The trip itinerary included: one day of arrival & acclimatization, one day of cultural or eco-tourism, then 4 days of volunteering in a school with day 7 being the departure day. So the $4,000 would cover accommodation, meals and local transportation, keeping in mind that any other excursion outside their itinerary would be covered on your own. Considering the exchange rate with the US dollars being a stronger currency compared to that local currency, I was curious to know where the rest of the money goes. Turns out the headquarters of the organization are in San Francisco with offices in Barcelona, London and Accra. Unsurprisingly, this is a similar trend of many international agencies that market such trips to developing countries. Thus, the big question is, even if (big if) “some” money goes to finance local programs, does it make sense to pay high fees to an international agency where majority of the profits remain overseas?
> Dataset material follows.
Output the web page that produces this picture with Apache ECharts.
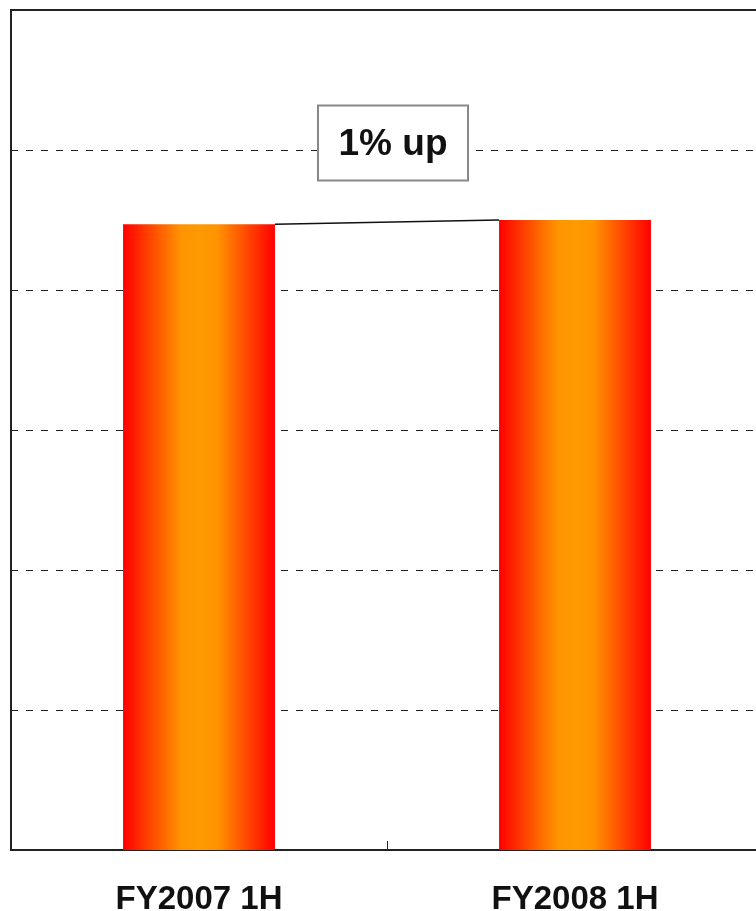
<!DOCTYPE html>
<html>
<head>
<meta charset="utf-8">
<script src="https://cdn.jsdelivr.net/npm/echarts@6/dist/echarts.min.js"></script>
<style>
  html, body { margin: 0; padding: 0; background: #fff; overflow: hidden; }
  #wrap { width: 756px; height: 911px; overflow: hidden; }
  /* the plot's right edge runs a little past the visible page */
  #chart { width: 772px; height: 911px; }
</style>
</head>
<body>
<div id="wrap"><div id="chart"></div></div>
<script>
// Half-year results, two periods
const categories = ['FY2007 1H', 'FY2008 1H'];
const values = [44.7, 45.0];
const changeLabel = '1% up';
const axisMin = 0;
const axisMax = 60;
const axisStep = 10;

const FONT = '"Liberation Sans", Arial, Helvetica, sans-serif';
const BAR_FRACTION = 0.404;

const barGradient = new echarts.graphic.LinearGradient(0, 0, 1, 0, [
  { offset: 0, color: '#ff0000' },
  { offset: 0.38, color: '#ff9400' },
  { offset: 0.5, color: '#ff9a00' },
  { offset: 0.62, color: '#ff9400' },
  { offset: 1, color: '#ff0000' }
]);

const chart = echarts.init(document.getElementById('chart'), null, { renderer: 'canvas' });

chart.setOption({
  animation: false,
  backgroundColor: '#ffffff',
  grid: {
    left: 11, top: 10, right: 9, bottom: 61,
    containLabel: false,
    outerBoundsMode: 'none',
    show: true, borderColor: '#222', borderWidth: 2, backgroundColor: 'transparent'
  },
  xAxis: {
    type: 'category',
    data: categories,
    axisLine: { lineStyle: { color: '#222', width: 2 } },
    axisTick: { show: true, inside: true, length: 9, lineStyle: { color: '#222', width: 1 } },
    axisLabel: {
      margin: 33,
      fontFamily: FONT, fontSize: 33, fontWeight: 'bold', color: '#111'
    },
    splitLine: { show: false }
  },
  yAxis: {
    type: 'value',
    min: axisMin, max: axisMax, interval: axisStep,
    axisLine: { show: true, lineStyle: { color: '#222', width: 2 } },
    axisTick: { show: false },
    axisLabel: { show: false },
    splitLine: { show: true, lineStyle: { color: '#222', width: 1, type: [7, 8] } }
  },
  series: [
    {
      type: 'bar',
      data: values,
      barWidth: (BAR_FRACTION * 100) + '%',
      itemStyle: { color: barGradient },
      z: 3
    },
    {
      // connector from the top-right corner of the first bar to the top-left of the second
      type: 'custom',
      data: [[0, values[0], 1, values[1]]],
      encode: { x: [0, 2], y: [1, 3] },
      z: 4,
      renderItem: function (params, api) {
        const p0 = api.coord([api.value(0), api.value(1)]);
        const p1 = api.coord([api.value(2), api.value(3)]);
        const half = api.size([1, 0])[0] * BAR_FRACTION / 2;
        return {
          type: 'line',
          shape: { x1: p0[0] + half, y1: p0[1], x2: p1[0] - half, y2: p1[1] },
          style: { stroke: '#111', lineWidth: 1.5 }
        };
      }
    }
  ],
  graphic: [
    {
      type: 'rect',
      shape: { x: 318, y: 105.5, width: 150, height: 75 },
      style: { fill: '#ffffff', stroke: '#888', lineWidth: 2 },
      z: 10
    },
    {
      type: 'text',
      x: 393, y: 145,
      style: {
        text: changeLabel,
        font: 'bold 37px ' + FONT,
        fill: '#111',
        textAlign: 'center',
        textVerticalAlign: 'middle'
      },
      z: 11
    }
  ]
});
</script>
</body>
</html>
Surprisingly, this is norm in very many organizations that market volunteering/voluntourism opportunities to Africa and other developing nations to people in the “West”. Many volunteers have noted that the price of volunteering is grossly disproportionate to the expenses incurred during their trip. Some have noted that the work done by volunteers was often unnecessary and volunteer agencies/organizations sold them false dreams and clearly what the agencies were after was the funding volunteers came with. As a volunteer, you may be going with the most noble intentions to assist people in need, however, it’s your responsibility to research the organization, ask questions about where the money goes, determine if your engagement directly addresses any need/suffering and whether it directly benefits the community.
Short term volunteering with no genuine commitment like the one mentioned above does not benefit communities in need. Engagement is usually on a superficial level and there is rarely any knowledge or skill transfer within that short amount of time as most of these programs are targeted to young white westerners who are in high school or college and have little to no professional training.
Volunteering is a really good initiative but we need to consider many things and make sure we have the time and transferable skills to fully impact communities. We must question whether the opportunity benefits the local community or the sponsoring company. If a program does not do anything to alleviate the structural issues that create inequalities and need then it will continue to profit off the request of volunteers perpetuating the cycle of need. Sometimes the best intentions can have unintended negative consequences.